EXERCISE BRIEF
Leave out the pictures, and retype only the lines from the beginning of the material through the line that contains "const stackTops = years.map((_, i)", including both.

------------------------

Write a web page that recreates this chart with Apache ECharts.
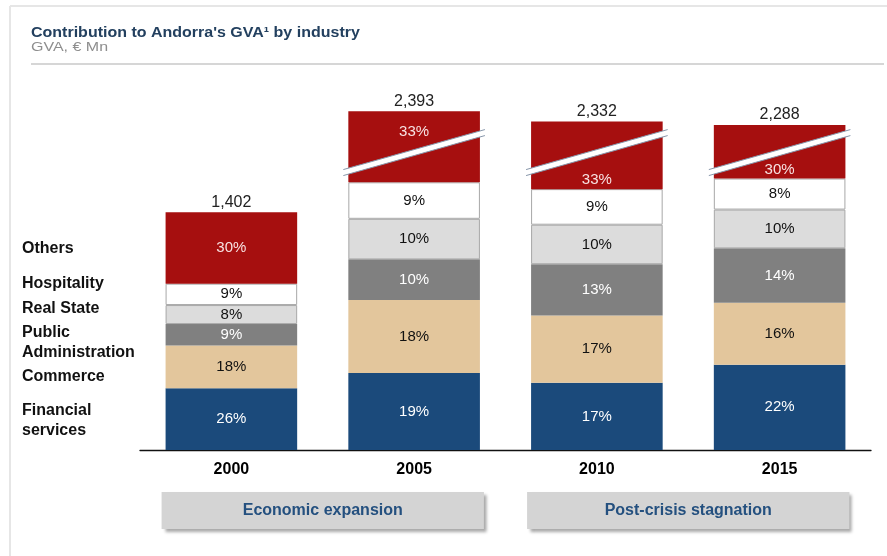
<!DOCTYPE html>
<html><head><meta charset="utf-8">
<script src="https://cdn.jsdelivr.net/npm/echarts@6/dist/echarts.min.js"></script>
<style>html,body{margin:0;padding:0;background:#fff}#c{width:887px;height:556px}</style>
</head><body><div id="c"></div>
<script>
// ---- data ----
const years = ['2000', '2005', '2010', '2015'];
const totals = [1402, 2393, 2332, 2288];            // GVA, € Mn
const financialShare   = [26, 19, 17, 22];           // %
const commerceShare    = [18, 18, 17, 16];
const publicAdminShare = [9, 10, 13, 14];
const realStateShare   = [8, 10, 10, 10];
const hospitalityShare = [9, 9, 9, 8];
const othersShare      = [30, 33, 33, 30];
const industryNames = ['Financial services', 'Commerce', 'Public Administration', 'Real State', 'Hospitality', 'Others'];
const legendLabels = ['Others', 'Hospitality', 'Real State', 'Public\nAdministration', 'Commerce', 'Financial\nservices'];
const periodNames = ['Economic expansion', 'Post-crisis stagnation'];
const periodSpans = [[0, 1], [2, 3]];
const axisBreak = { start: 1746, end: 2118 };         // broken value axis (€ Mn)
const titleText = "Contribution to Andorra's GVA\u00B9 by industry";
const subtitleText = 'GVA, \u20AC Mn';

// ---- styles ----
const FONT = '"Liberation Sans", Arial, Helvetica, sans-serif';
const shares = [financialShare, commerceShare, publicAdminShare, realStateShare, hospitalityShare, othersShare];
const colors = ['#1b4a7b', '#e3c69c', '#808080', '#dcdcdc', '#ffffff', '#a60f0f'];
const labelColors = ['#ffffff', '#111111', '#ffffff', '#111111', '#111111', '#f8e2e2'];
const borderOn = [false, false, false, true, true, false];
const othersLabelPos = [['inside', 5], ['insideTop', 13], ['insideBottom', 2], ['insideBottom', 1]];
const legendY = [249, 284, 309, 342.5, 377, 420.5];
const BAR_RATIO = 0.72;

const segValues = shares.map(s => s.map((p, i) => totals[i] * p / 100));
const stackTops = years.map((_, i) => segValues.reduce((a, s) => a + s[i], 0));

const barSeries = shares.map((s, k) => ({
  name: industryNames[k],
  type: 'bar',
  stack: 'gva',
  barWidth: (BAR_RATIO * 100) + '%',
  silent: true,
  itemStyle: { color: colors[k], borderColor: borderOn[k] ? '#a8a8a8' : colors[k], borderWidth: borderOn[k] ? 1 : 0 },
  label: {
    show: true, position: 'inside', color: labelColors[k],
    fontFamily: FONT, fontSize: 15,
    formatter: p => s[p.dataIndex] + '%'
  },
  data: segValues[k].map((v, i) => k === 5
    ? { value: v, label: { position: othersLabelPos[i][0], distance: othersLabelPos[i][1] } }
    : v)
}));

const chart = echarts.init(document.getElementById('c'), null, { renderer: 'canvas' });
chart.setOption({
  animation: false,
  backgroundColor: '#ffffff',
  grid: { left: 140, right: 16, top: 60, bottom: 106 },
  xAxis: {
    type: 'category', data: years,
    axisTick: { show: false },
    axisLine: { lineStyle: { color: '#111', width: 1.3 } },
    axisLabel: { margin: 12, fontFamily: FONT, fontSize: 16, fontWeight: 'bold', color: '#000' }
  },
  yAxis: {
    type: 'value', min: 0, max: 2672, show: false,
    splitLine: { show: false },
    breaks: [{ start: axisBreak.start, end: axisBreak.end, gap: 1 }],
    breakArea: { show: false }
  },
  graphic: [
    { type: 'line', silent: true, shape: { x1: 10, y1: 6, x2: 887, y2: 6 }, style: { stroke: '#e6e6e6', lineWidth: 2 } },
    { type: 'line', silent: true, shape: { x1: 10, y1: 6, x2: 10, y2: 556 }, style: { stroke: '#e6e6e6', lineWidth: 2 } },
    { type: 'line', silent: true, shape: { x1: 31, y1: 64, x2: 884, y2: 64 }, style: { stroke: '#c8c8c8', lineWidth: 1.5 } },
    { type: 'text', silent: true, x: 31, y: 33, scaleY: 0.88,
      style: { x: 0, y: 0, text: titleText, align: 'left', verticalAlign: 'middle', font: 'bold 16px ' + FONT, fill: '#23405f' } },
    { type: 'text', silent: true, x: 31, y: 47, scaleY: 0.85,
      style: { x: 0, y: 0, text: subtitleText, align: 'left', verticalAlign: 'middle', font: '16px ' + FONT, fill: '#8e8e8e' } },
    ...legendLabels.map((t, i) => ({
      type: 'text', silent: true,
      style: {
        x: 22, y: legendY[i], text: t,
        align: 'left', verticalAlign: 'middle', lineHeight: 19.5,
        font: 'bold 16px ' + FONT, fill: '#111'
      }
    }))
  ],
  series: [
    ...barSeries,
    { // axis-break slashes on the truncated bars
      type: 'custom', z: 5, silent: true, clip: false,
      data: years.map((_, i) => [i, axisBreak.start]).filter(d => stackTops[d[0]] > axisBreak.start),
      renderItem: (params, api) => {
        const c = api.coord([api.value(0), api.value(1)]);
        const half = api.size([1, 0])[0] * BAR_RATIO / 2 + 5;
        const rise = 20, h = 3;
        const L = c[0] - half, R = c[0] + half, cy = c[1] - 1.5;
        return {
          type: 'group', children: [
            { type: 'polygon', shape: { points: [[L, cy + rise - h], [R, cy - rise - h], [R, cy - rise + h], [L, cy + rise + h]] }, style: { fill: '#ffffff' } },
            { type: 'line', shape: { x1: L, y1: cy + rise - h, x2: R, y2: cy - rise - h }, style: { stroke: '#8796aa', lineWidth: 1 } },
            { type: 'line', shape: { x1: L, y1: cy + rise + h, x2: R, y2: cy - rise + h }, style: { stroke: '#8796aa', lineWidth: 1 } }
          ]
        };
      }
    },
    { // totals above bars
      type: 'custom', z: 6, silent: true, clip: false,
      data: stackTops.map((v, i) => [i, v]),
      renderItem: (params, api) => {
        const c = api.coord([api.value(0), api.value(1)]);
        return {
          type: 'text',
          style: {
            x: c[0], y: c[1] - 2, text: totals[params.dataIndex].toLocaleString('en-US'),
            align: 'center', verticalAlign: 'bottom', font: '16px ' + FONT, fill: '#222'
          }
        };
      }
    },
    { // period boxes below the axis
      type: 'custom', z: 6, silent: true, clip: false,
      data: periodSpans,
      encode: { x: [0, 1] },
      renderItem: (params, api) => {
        const a = api.coord([api.value(0), 0]);
        const b = api.coord([api.value(1), 0]);
        const bw = api.size([1, 0])[0] * BAR_RATIO;
        const x0 = a[0] - bw / 2 - 4, x1 = b[0] + bw / 2 + 4;
        const y0 = a[1] + 42, hh = 37;
        return {
          type: 'group', children: [
            { type: 'rect', shape: { x: x0, y: y0, width: x1 - x0, height: hh },
              style: { fill: '#d4d4d4', shadowBlur: 3, shadowOffsetX: 3, shadowOffsetY: 3, shadowColor: 'rgba(0,0,0,0.35)' } },
            { type: 'text', style: { x: (x0 + x1) / 2, y: y0 + hh / 2, text: periodNames[params.dataIndex],
              align: 'center', verticalAlign: 'middle', font: 'bold 16px ' + FONT, fill: '#24507f' } }
          ]
        };
      }
    }
  ]
});
</script>
</body></html>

------------------------

WORKED ANSWER
Write a web page that recreates this chart with Apache ECharts.
<!DOCTYPE html>
<html><head><meta charset="utf-8">
<script src="https://cdn.jsdelivr.net/npm/echarts@6/dist/echarts.min.js"></script>
<style>html,body{margin:0;padding:0;background:#fff}#c{width:887px;height:556px}</style>
</head><body><div id="c"></div>
<script>
// ---- data ----
const years = ['2000', '2005', '2010', '2015'];
const totals = [1402, 2393, 2332, 2288];            // GVA, € Mn
const financialShare   = [26, 19, 17, 22];           // %
const commerceShare    = [18, 18, 17, 16];
const publicAdminShare = [9, 10, 13, 14];
const realStateShare   = [8, 10, 10, 10];
const hospitalityShare = [9, 9, 9, 8];
const othersShare      = [30, 33, 33, 30];
const industryNames = ['Financial services', 'Commerce', 'Public Administration', 'Real State', 'Hospitality', 'Others'];
const legendLabels = ['Others', 'Hospitality', 'Real State', 'Public\nAdministration', 'Commerce', 'Financial\nservices'];
const periodNames = ['Economic expansion', 'Post-crisis stagnation'];
const periodSpans = [[0, 1], [2, 3]];
const axisBreak = { start: 1746, end: 2118 };         // broken value axis (€ Mn)
const titleText = "Contribution to Andorra's GVA\u00B9 by industry";
const subtitleText = 'GVA, \u20AC Mn';

// ---- styles ----
const FONT = '"Liberation Sans", Arial, Helvetica, sans-serif';
const shares = [financialShare, commerceShare, publicAdminShare, realStateShare, hospitalityShare, othersShare];
const colors = ['#1b4a7b', '#e3c69c', '#808080', '#dcdcdc', '#ffffff', '#a60f0f'];
const labelColors = ['#ffffff', '#111111', '#ffffff', '#111111', '#111111', '#f8e2e2'];
const borderOn = [false, false, false, true, true, false];
const othersLabelPos = [['inside', 5], ['insideTop', 13], ['insideBottom', 2], ['insideBottom', 1]];
const legendY = [249, 284, 309, 342.5, 377, 420.5];
const BAR_RATIO = 0.72;

const segValues = shares.map(s => s.map((p, i) => totals[i] * p / 100));
const stackTops = years.map((_, i) => segValues.reduce((a, s) => a + s[i], 0));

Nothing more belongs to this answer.